Dieses Präventionsdilemma müsse bei der Weiterentwicklung des Präventionsgesetzes berücksichtigt werden. "One size fits all passt in der Diabetologie nicht", kritisiert Fritsche und fordert die Politik auf, beim Thema Prävention die Expertise des DZD und der DDG einzubinden. Außerdem müsse auch die Politik lernen, dass Prävention nicht das Thema eines Ressorts sei, sondern Gesundheits-, Wissenschafts-, Sozial- und Landwirtschaftspolitik gleichermaßen betreffe.
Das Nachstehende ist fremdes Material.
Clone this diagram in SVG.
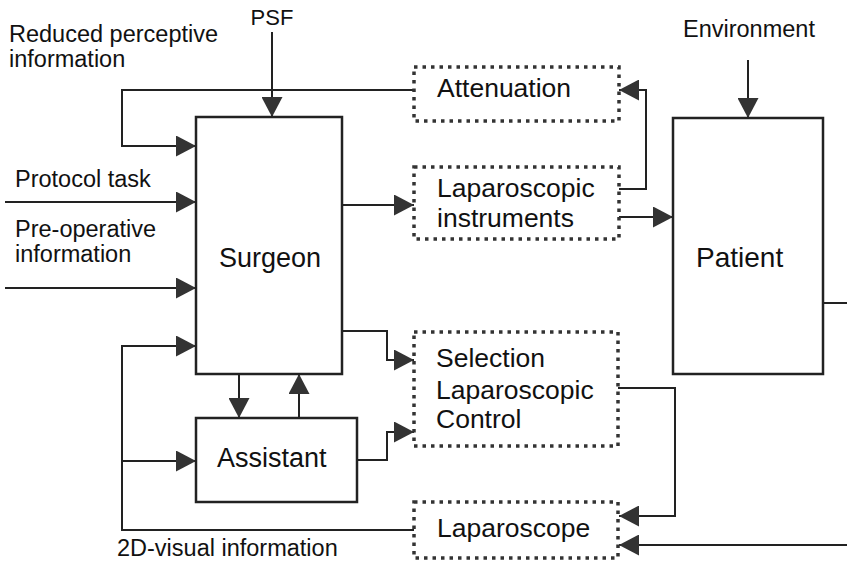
<svg xmlns="http://www.w3.org/2000/svg" width="847" height="572" viewBox="0 0 847 572">
<defs>
<marker id="arr" markerUnits="userSpaceOnUse" markerWidth="21" markerHeight="21" refX="20" refY="10.5" orient="auto">
<path d="M0,0 L20,10.5 L0,21 z" fill="#333"/>
</marker>
<style>
.box{fill:#fff;stroke:#222;stroke-width:2.5}
.dot{fill:#fff;stroke:#333;stroke-width:3.5;stroke-dasharray:3.5 5}
.ln{fill:none;stroke:#222;stroke-width:2}
.a{marker-end:url(#arr)}
.big{font-family:"Liberation Sans",Arial,sans-serif;font-size:27px;fill:#111}
.mid{font-family:"Liberation Sans",Arial,sans-serif;font-size:26.5px;fill:#111}
.sm{font-family:"Liberation Sans",Arial,sans-serif;font-size:23.5px;fill:#111}
</style>
</defs>
<rect width="847" height="572" fill="#fff"/>

<g id="connectors">
<path class="ln a" d="M272,32 V117"/>
<path class="ln a" d="M414,90 H122 V146 H196"/>
<path class="ln a" d="M5,202 H196"/>
<path class="ln a" d="M5,288 H196"/>
<path class="ln a" d="M414,530 H122 V346 H196"/>
<path class="ln a" d="M122,461 H196"/>
<path class="ln a" d="M239,374 V418"/>
<path class="ln a" d="M299,418 V374"/>
<path class="ln a" d="M342,205 H414"/>
<path class="ln a" d="M342,331 H387 V360 H414"/>
<path class="ln a" d="M357,460 H387 V432 H414"/>
<path class="ln a" d="M619,189 H646 V90 H619"/>
<path class="ln a" d="M619,217 H673"/>
<path class="ln a" d="M748,60 V118"/>
<path class="ln" d="M823,303 H847"/>
<path class="ln a" d="M847,545 H619"/>
<path class="ln a" d="M618,388 H675 V516 H619"/>
</g>

<g id="labels">
<text class="sm" x="272" y="25" text-anchor="middle" style="font-size:22px">PSF</text>
<text class="sm" x="9" y="42">Reduced perceptive</text>
<text class="sm" x="9" y="67">information</text>
<text class="sm" x="15" y="187">Protocol task</text>
<text class="sm" x="15" y="237">Pre-operative</text>
<text class="sm" x="15" y="262">information</text>
<text class="sm" x="683" y="37">Environment</text>
<text class="sm" x="117" y="556">2D-visual information</text>
</g>

<g id="surgeon">
<rect class="box" x="196" y="117" width="146" height="257"/>
<text class="big" x="219" y="267">Surgeon</text>
</g>

<g id="assistant">
<rect class="box" x="196" y="418" width="161" height="84"/>
<text class="big" x="217" y="467">Assistant</text>
</g>

<g id="patient">
<rect class="box" x="673" y="118" width="150" height="256"/>
<text class="big" x="696" y="267" style="font-size:28px">Patient</text>
</g>

<g id="attenuation">
<rect class="dot" x="414" y="67" width="205" height="54"/>
<text class="mid" x="437" y="97">Attenuation</text>
</g>

<g id="laparoscopic-instruments">
<rect class="dot" x="414" y="167" width="205" height="72"/>
<text class="mid" x="437" y="197">Laparoscopic</text>
<text class="mid" x="437" y="227">instruments</text>
</g>

<g id="selection">
<rect class="dot" x="414" y="332" width="204" height="114"/>
<text class="mid" x="436" y="367">Selection</text>
<text class="mid" x="436" y="399">Laparoscopic</text>
<text class="mid" x="436" y="428">Control</text>
</g>

<g id="laparoscope">
<rect class="dot" x="414" y="502" width="204" height="56"/>
<text class="mid" x="437" y="537">Laparoscope</text>
</g>
</svg>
Wichtig ist es außerdem, nicht nur die Primärprävention - die Vermeidung von Diabetes - zu verbessern, sondern auch die Sekundärprävention - die Vermeidung der Folgeerkrankungen, die durch eine Diabeteserkrankung auftreten können und die zu einer verkürzten Lebenszeit führen. Auch hier wissen Wissenschaftler:innen mittlerweile, wer welche Folgeerkrankungen entwickeln wird, so dass die gesamte Versorgung zielgerichtet gestaltet werden kann. Menschen mit Diabetes Typ 2 leben häufig lange mit behandlungsbedürftigen, gesundheitlichen Einschränkungen - Komplikationen nehmen im Laufe der Zeit zu und die Lebensqualität sinkt. Auch diese Entwicklung lässt sich durch Prävention vermeiden oder zumindest verlangsamen. "Da weiterhin tatenlos zuzusehen, können wir als Gesellschaft nicht akzeptieren", so Fritsche.